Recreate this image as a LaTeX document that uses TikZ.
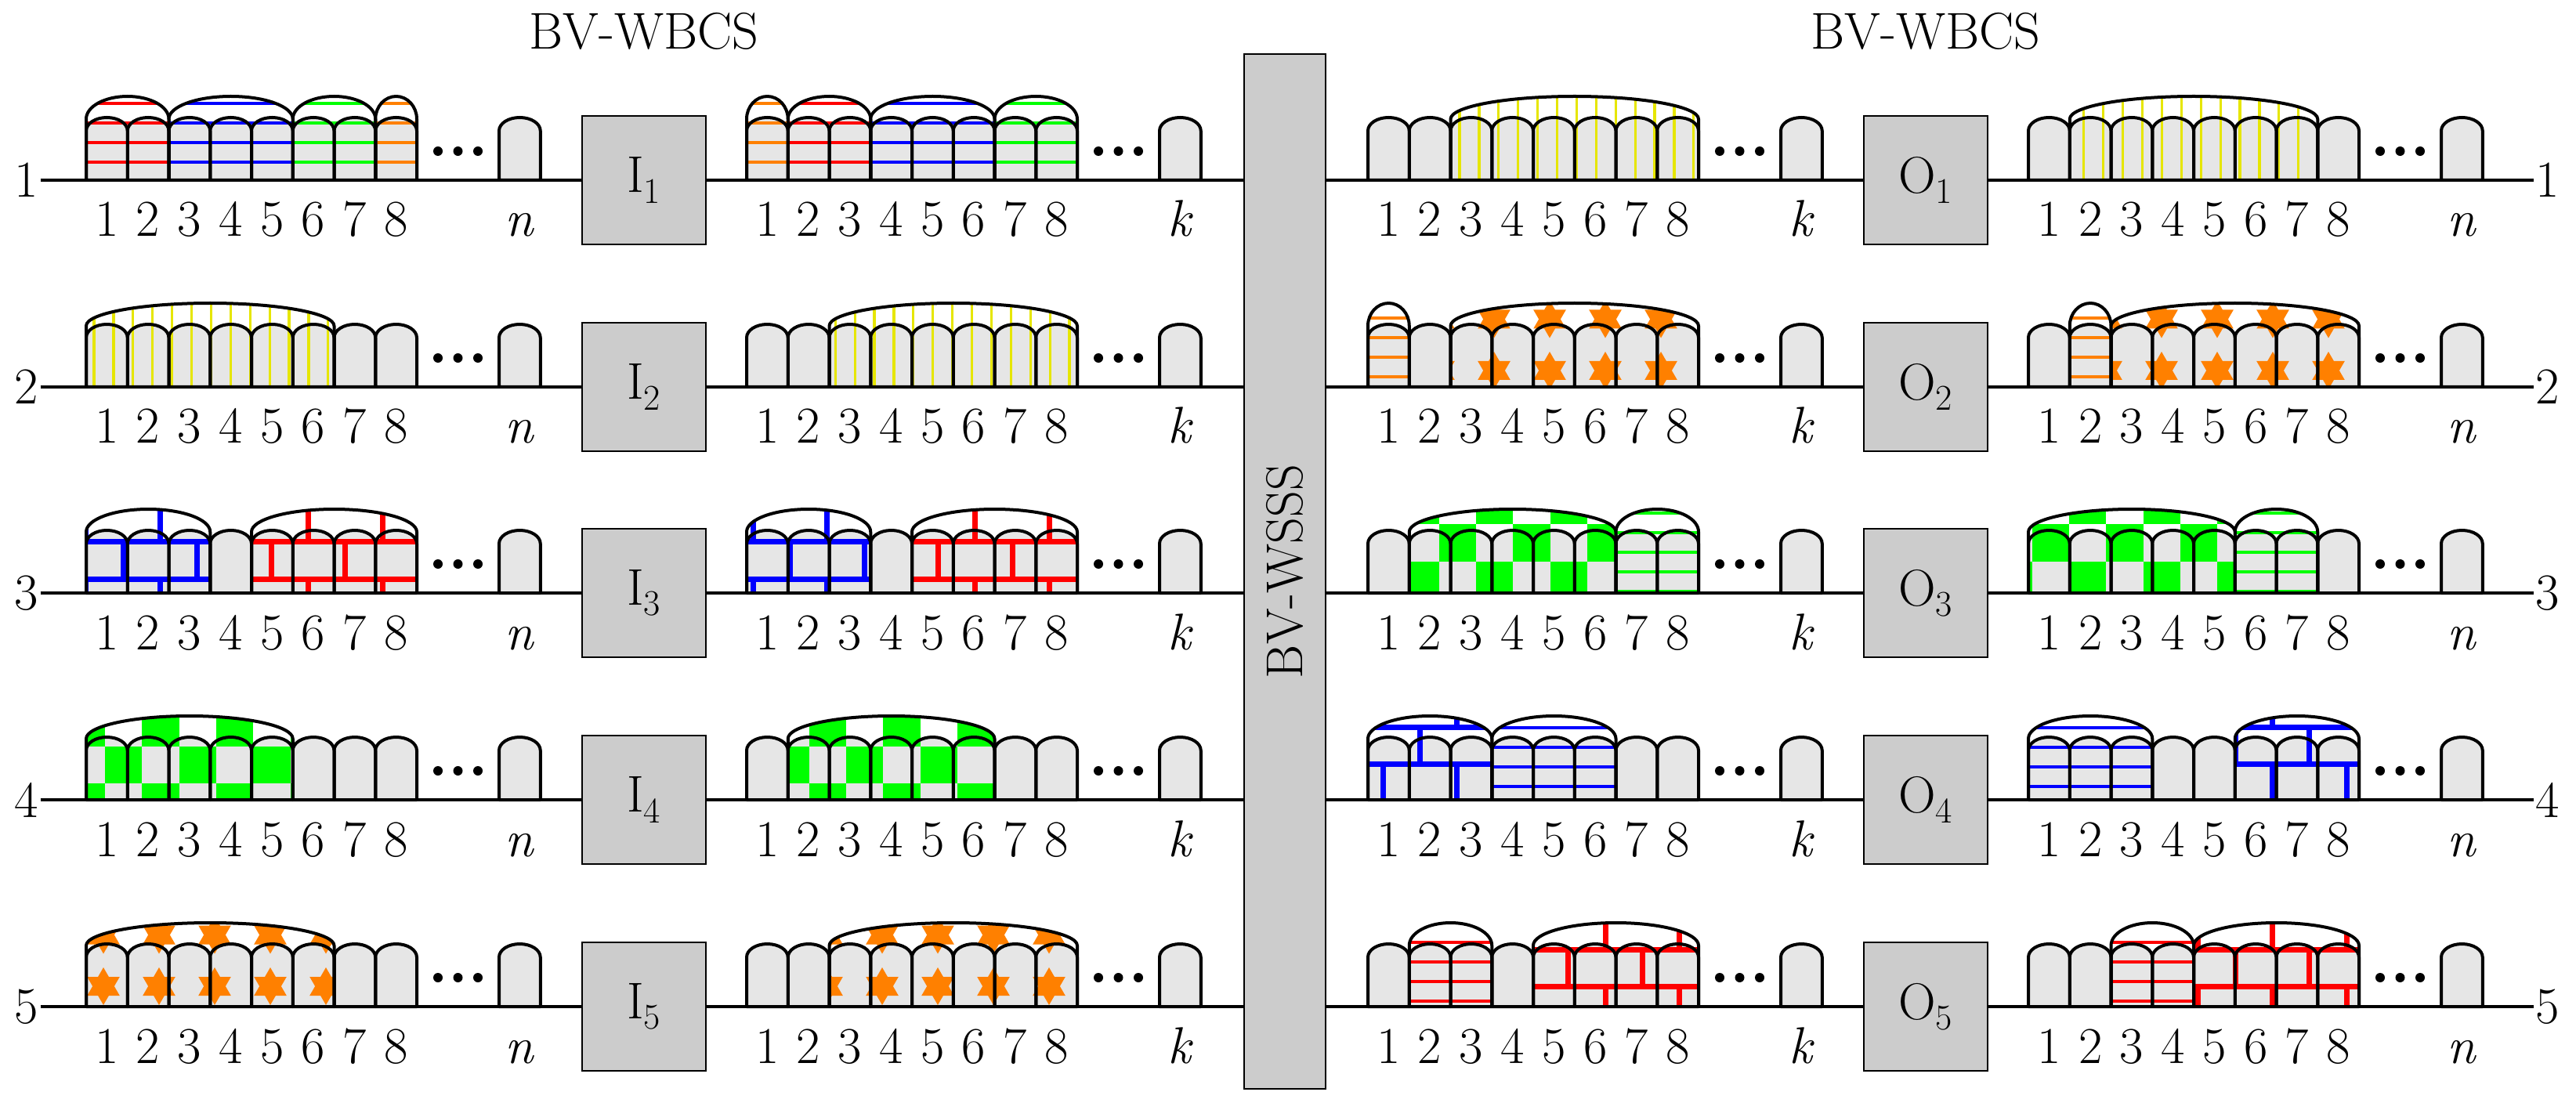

◇ ◇ ◇ ◇

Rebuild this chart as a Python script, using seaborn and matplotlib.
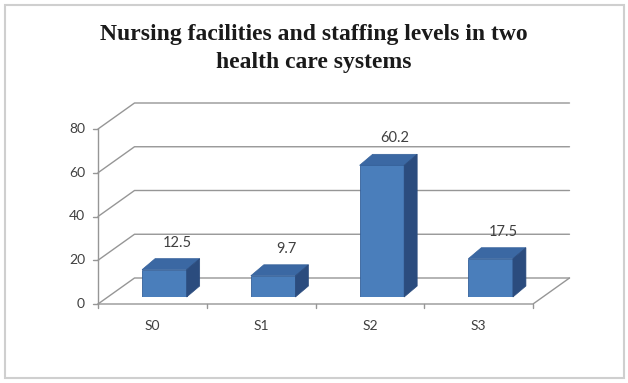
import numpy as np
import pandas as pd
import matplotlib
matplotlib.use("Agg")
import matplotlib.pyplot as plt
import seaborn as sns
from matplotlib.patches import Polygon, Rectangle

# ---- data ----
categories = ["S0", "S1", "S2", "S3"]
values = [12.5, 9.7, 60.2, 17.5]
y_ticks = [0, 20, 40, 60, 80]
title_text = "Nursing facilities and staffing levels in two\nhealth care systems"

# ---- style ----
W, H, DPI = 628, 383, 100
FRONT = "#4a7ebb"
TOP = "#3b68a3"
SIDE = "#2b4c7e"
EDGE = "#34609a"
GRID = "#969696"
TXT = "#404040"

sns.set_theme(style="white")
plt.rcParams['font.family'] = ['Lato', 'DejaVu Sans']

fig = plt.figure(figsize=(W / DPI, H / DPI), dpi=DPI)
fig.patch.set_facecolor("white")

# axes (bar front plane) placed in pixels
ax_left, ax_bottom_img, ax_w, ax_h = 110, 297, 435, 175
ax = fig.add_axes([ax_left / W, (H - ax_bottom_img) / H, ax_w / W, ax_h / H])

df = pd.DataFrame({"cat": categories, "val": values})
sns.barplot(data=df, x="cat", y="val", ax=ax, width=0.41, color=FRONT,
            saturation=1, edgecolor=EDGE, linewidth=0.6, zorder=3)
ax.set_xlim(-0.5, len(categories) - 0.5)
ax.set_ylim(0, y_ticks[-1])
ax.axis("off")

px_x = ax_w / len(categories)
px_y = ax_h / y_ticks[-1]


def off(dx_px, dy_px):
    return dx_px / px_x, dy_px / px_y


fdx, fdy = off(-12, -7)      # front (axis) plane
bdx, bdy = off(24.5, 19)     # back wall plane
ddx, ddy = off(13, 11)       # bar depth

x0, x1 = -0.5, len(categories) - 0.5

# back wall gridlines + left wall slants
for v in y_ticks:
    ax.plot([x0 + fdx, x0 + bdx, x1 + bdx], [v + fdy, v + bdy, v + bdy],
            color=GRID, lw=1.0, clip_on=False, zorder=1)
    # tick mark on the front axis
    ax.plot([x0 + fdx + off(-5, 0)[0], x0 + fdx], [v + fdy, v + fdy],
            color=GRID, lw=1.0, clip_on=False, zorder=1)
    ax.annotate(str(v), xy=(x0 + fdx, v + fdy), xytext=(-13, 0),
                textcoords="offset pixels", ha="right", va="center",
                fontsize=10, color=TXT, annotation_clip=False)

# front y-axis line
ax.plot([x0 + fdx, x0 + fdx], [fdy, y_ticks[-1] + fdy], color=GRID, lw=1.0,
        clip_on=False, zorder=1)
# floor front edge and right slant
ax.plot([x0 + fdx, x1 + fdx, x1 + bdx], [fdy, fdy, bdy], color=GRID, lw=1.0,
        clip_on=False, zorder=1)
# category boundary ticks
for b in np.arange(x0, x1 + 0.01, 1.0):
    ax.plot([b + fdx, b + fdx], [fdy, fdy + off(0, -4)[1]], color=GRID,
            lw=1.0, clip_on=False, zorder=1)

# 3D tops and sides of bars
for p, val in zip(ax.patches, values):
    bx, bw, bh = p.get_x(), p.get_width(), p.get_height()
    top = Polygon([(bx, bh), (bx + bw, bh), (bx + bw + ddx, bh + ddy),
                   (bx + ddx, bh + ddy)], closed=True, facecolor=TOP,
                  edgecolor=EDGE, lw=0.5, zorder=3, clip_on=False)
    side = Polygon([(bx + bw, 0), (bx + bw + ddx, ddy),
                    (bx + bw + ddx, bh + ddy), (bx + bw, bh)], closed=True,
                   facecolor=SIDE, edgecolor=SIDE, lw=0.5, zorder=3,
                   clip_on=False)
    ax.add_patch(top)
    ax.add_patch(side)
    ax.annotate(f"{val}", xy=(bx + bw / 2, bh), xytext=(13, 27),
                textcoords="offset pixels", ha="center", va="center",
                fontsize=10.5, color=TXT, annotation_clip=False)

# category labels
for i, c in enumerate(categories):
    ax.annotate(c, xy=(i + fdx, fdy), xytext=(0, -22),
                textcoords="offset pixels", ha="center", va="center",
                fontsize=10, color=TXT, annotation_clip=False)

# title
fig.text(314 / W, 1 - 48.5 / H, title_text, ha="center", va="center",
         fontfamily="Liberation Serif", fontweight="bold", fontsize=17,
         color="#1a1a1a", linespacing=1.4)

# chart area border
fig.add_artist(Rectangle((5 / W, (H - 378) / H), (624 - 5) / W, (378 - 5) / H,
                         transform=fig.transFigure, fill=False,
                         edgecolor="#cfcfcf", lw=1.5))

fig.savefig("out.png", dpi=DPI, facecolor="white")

◇ ◇ ◇ ◇

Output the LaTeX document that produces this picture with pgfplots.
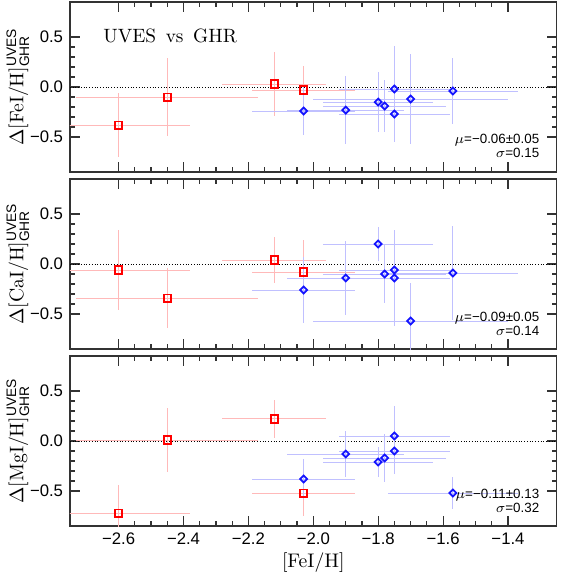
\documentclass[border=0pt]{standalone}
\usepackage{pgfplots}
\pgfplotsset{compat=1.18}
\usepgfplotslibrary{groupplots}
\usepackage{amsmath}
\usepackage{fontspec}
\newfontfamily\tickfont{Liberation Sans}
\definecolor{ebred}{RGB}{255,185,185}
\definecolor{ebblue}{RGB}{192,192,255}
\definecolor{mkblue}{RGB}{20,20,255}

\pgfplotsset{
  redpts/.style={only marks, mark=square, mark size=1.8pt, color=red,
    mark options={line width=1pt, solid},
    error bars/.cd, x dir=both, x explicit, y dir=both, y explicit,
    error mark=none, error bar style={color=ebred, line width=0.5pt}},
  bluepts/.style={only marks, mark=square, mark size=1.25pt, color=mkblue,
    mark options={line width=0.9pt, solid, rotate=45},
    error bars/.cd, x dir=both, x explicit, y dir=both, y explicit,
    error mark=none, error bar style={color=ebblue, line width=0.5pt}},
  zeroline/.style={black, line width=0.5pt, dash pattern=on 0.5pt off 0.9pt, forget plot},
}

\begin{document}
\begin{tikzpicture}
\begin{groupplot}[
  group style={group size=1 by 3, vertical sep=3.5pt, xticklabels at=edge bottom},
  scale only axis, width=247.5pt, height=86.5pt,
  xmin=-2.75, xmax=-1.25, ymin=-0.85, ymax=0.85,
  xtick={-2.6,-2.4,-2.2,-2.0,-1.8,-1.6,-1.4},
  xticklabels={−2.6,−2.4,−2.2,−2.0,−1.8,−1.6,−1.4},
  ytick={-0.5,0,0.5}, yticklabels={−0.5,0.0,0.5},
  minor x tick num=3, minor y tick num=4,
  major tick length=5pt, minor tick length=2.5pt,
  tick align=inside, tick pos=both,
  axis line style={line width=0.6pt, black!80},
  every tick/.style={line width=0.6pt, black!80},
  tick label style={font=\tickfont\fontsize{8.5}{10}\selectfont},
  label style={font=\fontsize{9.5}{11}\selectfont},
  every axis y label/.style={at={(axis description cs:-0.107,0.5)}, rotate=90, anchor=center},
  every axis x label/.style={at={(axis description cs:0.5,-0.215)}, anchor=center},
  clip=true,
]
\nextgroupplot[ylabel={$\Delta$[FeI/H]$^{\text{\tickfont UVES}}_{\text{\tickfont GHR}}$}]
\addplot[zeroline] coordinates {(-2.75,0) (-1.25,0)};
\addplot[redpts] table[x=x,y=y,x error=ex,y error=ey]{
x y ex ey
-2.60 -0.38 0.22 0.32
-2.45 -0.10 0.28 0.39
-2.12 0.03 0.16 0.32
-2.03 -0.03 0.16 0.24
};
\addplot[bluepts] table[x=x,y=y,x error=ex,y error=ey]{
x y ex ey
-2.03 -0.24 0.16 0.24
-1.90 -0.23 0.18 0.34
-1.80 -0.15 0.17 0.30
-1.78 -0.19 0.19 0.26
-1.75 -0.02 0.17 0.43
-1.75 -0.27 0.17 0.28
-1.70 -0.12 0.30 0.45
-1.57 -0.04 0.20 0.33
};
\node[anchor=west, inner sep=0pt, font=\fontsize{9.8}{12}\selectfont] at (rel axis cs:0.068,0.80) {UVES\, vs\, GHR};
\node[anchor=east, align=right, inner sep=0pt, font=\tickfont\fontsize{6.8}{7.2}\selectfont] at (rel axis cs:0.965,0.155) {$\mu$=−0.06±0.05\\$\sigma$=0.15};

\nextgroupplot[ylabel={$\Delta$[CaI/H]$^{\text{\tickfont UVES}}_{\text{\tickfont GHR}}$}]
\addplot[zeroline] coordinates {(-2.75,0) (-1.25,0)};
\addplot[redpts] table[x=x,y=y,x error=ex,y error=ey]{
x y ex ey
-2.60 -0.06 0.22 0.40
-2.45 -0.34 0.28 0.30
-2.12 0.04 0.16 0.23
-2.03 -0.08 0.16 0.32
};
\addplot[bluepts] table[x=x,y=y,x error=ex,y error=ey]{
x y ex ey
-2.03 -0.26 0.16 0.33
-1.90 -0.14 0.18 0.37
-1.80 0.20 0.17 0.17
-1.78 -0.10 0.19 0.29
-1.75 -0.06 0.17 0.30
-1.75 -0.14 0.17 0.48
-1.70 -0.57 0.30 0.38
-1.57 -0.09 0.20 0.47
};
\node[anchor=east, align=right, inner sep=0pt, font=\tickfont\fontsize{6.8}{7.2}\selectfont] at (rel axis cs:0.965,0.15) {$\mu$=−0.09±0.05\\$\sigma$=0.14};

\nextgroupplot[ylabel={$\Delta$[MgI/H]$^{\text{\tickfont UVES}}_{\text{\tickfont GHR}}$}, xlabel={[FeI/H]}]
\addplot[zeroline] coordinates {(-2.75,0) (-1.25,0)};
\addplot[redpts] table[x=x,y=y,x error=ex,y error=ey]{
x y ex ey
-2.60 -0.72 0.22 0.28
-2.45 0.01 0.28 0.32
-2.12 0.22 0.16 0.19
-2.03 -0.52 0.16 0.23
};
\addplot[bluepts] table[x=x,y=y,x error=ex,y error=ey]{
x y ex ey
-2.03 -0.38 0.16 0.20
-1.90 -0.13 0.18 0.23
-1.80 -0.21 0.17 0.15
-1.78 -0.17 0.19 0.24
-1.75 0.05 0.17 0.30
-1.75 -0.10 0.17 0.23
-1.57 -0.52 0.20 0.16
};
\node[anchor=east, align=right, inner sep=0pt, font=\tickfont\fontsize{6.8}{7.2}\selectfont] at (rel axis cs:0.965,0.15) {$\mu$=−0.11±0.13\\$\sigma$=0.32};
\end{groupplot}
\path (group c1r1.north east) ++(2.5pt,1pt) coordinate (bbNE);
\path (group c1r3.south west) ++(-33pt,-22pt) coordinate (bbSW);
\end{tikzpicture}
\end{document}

◇ ◇ ◇ ◇

Only the lines from the one bearing "Rebuild this chart" to the one bearing "px_y = ax_h / y_ticks[-1]", both included, should be restated word for word, with pictures left out.

Rebuild this chart as a Python script, using seaborn and matplotlib.
import numpy as np
import pandas as pd
import matplotlib
matplotlib.use("Agg")
import matplotlib.pyplot as plt
import seaborn as sns
from matplotlib.patches import Polygon, Rectangle

# ---- data ----
categories = ["S0", "S1", "S2", "S3"]
values = [12.5, 9.7, 60.2, 17.5]
y_ticks = [0, 20, 40, 60, 80]
title_text = "Nursing facilities and staffing levels in two\nhealth care systems"

# ---- style ----
W, H, DPI = 628, 383, 100
FRONT = "#4a7ebb"
TOP = "#3b68a3"
SIDE = "#2b4c7e"
EDGE = "#34609a"
GRID = "#969696"
TXT = "#404040"

sns.set_theme(style="white")
plt.rcParams['font.family'] = ['Lato', 'DejaVu Sans']

fig = plt.figure(figsize=(W / DPI, H / DPI), dpi=DPI)
fig.patch.set_facecolor("white")

# axes (bar front plane) placed in pixels
ax_left, ax_bottom_img, ax_w, ax_h = 110, 297, 435, 175
ax = fig.add_axes([ax_left / W, (H - ax_bottom_img) / H, ax_w / W, ax_h / H])

df = pd.DataFrame({"cat": categories, "val": values})
sns.barplot(data=df, x="cat", y="val", ax=ax, width=0.41, color=FRONT,
            saturation=1, edgecolor=EDGE, linewidth=0.6, zorder=3)
ax.set_xlim(-0.5, len(categories) - 0.5)
ax.set_ylim(0, y_ticks[-1])
ax.axis("off")

px_x = ax_w / len(categories)
px_y = ax_h / y_ticks[-1]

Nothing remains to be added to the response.